A Justiça aponta ainda que a desocupação se concretizou “sem resguardar os direitos patrimoniais dos ex-ocupantes”, que tiveram “pertences extraviados ou destruídos” – 86% deles não tiveram seus bens listados por oficial de justiça e 34% das residências foram demolidas com todos os bens móveis em seu interior.
A decisão ressalta ainda que não foi concedido “prazo razoável” à desocupação antes do emprego da força policial e “não foi permitido que a população tivesse contado com a assistência jurídica da Defensoria Pública e dos advogados do movimento social”.
“Os Defensores e Advogados foram em verdade impedidos de se aproximar do perímetro cercado pela Polícia Militar, de modo que a população não pode contar com a devida assistência jurídica”, escreveu a juíza.
A SSP (Secretaria de Estado da Segurança Pública) foi procurada pela reportagem e se pronunciou por meio de nota.

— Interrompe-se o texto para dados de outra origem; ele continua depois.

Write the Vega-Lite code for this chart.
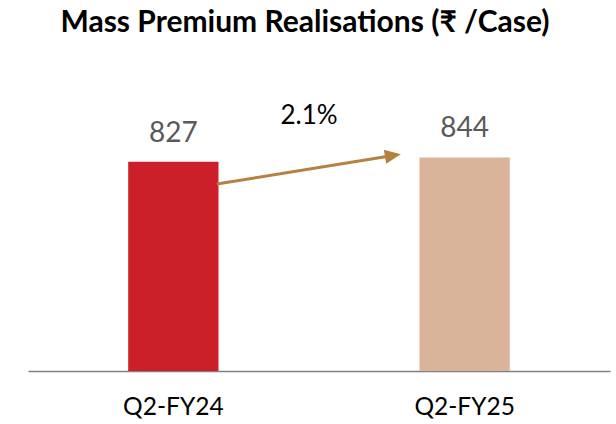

Leia o texto na íntegra.
"Os fatos foram devidamente apurados por meio de Inquérito Policial Militar instaurado pela Corregedoria da Polícia Militar e encaminhado à Justiça. Todos os procedimentos e abordagens da PM são analisados e revisados rotineiramente visando oferecer sempre o melhor serviço à população. Até o momento, o Estado não foi notificado sobre a decisão judicial. A Instituição ressalta, ainda, que as ações de reintegração de posse ocorrem somente por determinação da Justiça", afirmou a pasta.